Misle Amha
Addis Ababa, Ethiopia
Machine Translation Startup Lesan has partnered with the Distributed AI Research Institute (DAIR) to study and develop open-source natural language processing tools for Ge’ez-based languages in social media settings.
DAIR, an institute that focuses on producing interdisciplinary artificial intelligence research, welcomed Lesan warmly on its Twitter timeline post last week, mentioning that Asmelash Teka had joined as a part-time fellow.
Natural Language Processing (NLP) is a discipline within artificial intelligence that leverages linguistics and computer science to make human language intelligible to machines. NLP can find meaningful information in seconds by automatically allowing computers to analyze massive data sets.
NLP is a driving force behind applications like Google Translate, Microsoft Word, Grammarly, and many more.
Asmelash Teka and Adam Beaudoin cofounded Lesan in 2019 with a mission to democratize access to the web world for millions of people by delivering content in their language.
Because of language barriers, millions of people cannot consume content on the web. Lesan believes everyone should have equal access to information to help them understand the world and should be able to consume web content in their native language.
To achieve this mission, they built machine translation systems for languages with millions of speakers, starting in Ethiopia.
With the up and running platform, https://lesan.ai/, Lesan delivers document translations for Ethiopian languages, and the languages they currently cover are Amharic, Tigrigna, Afaan Oromoo, Somali, and English.
Lesan also offers APIs that allow companies to instantly and accurately translate content to and from Ethiopian languages.
The next milestone announced by the partnership is to create open source tools for social media analysis in Ge’ez-based languages such as Tigrinya, Tigre, and Amharic.
Timnit Gebru, a widely respected leader in AI ethics research, is known for coauthoring a groundbreaking paper that showed facial recognition to be less accurate at identifying women and people of color, which means its use can end up discriminating against them. She also co-founded the Black in AI affinity group and championed diversity in the tech industry.
Timnit founded DAIR after Google fired her in December 2020 for raising workplace discrimination issues, where she was serving as co-lead of the Ethical AI research team.
DAIR is an independent, community-rooted institute set up to counter Big Tech’s pervasive influence on AI research, development, and deployment.

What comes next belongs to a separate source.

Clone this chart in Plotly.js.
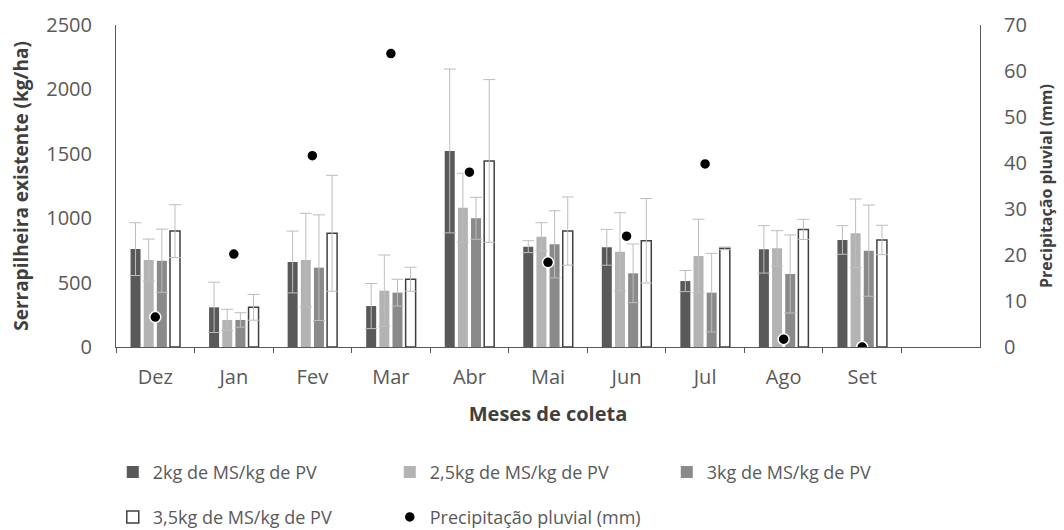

Lesan has told Shega they share DAIR’s research philosophies in building responsibly.
“We also see synergy in the research directions at DAIR on building AI for low resource settings, serving marginalized communities, and social media activity,” Lesan told Shega via email.
Lesan is benefiting from the partnership with DAIR by having top-grade researchers be involved in their AI projects and bringing out quality products for the community. DAIR
will deliver both funding and the required computing power for Lesan.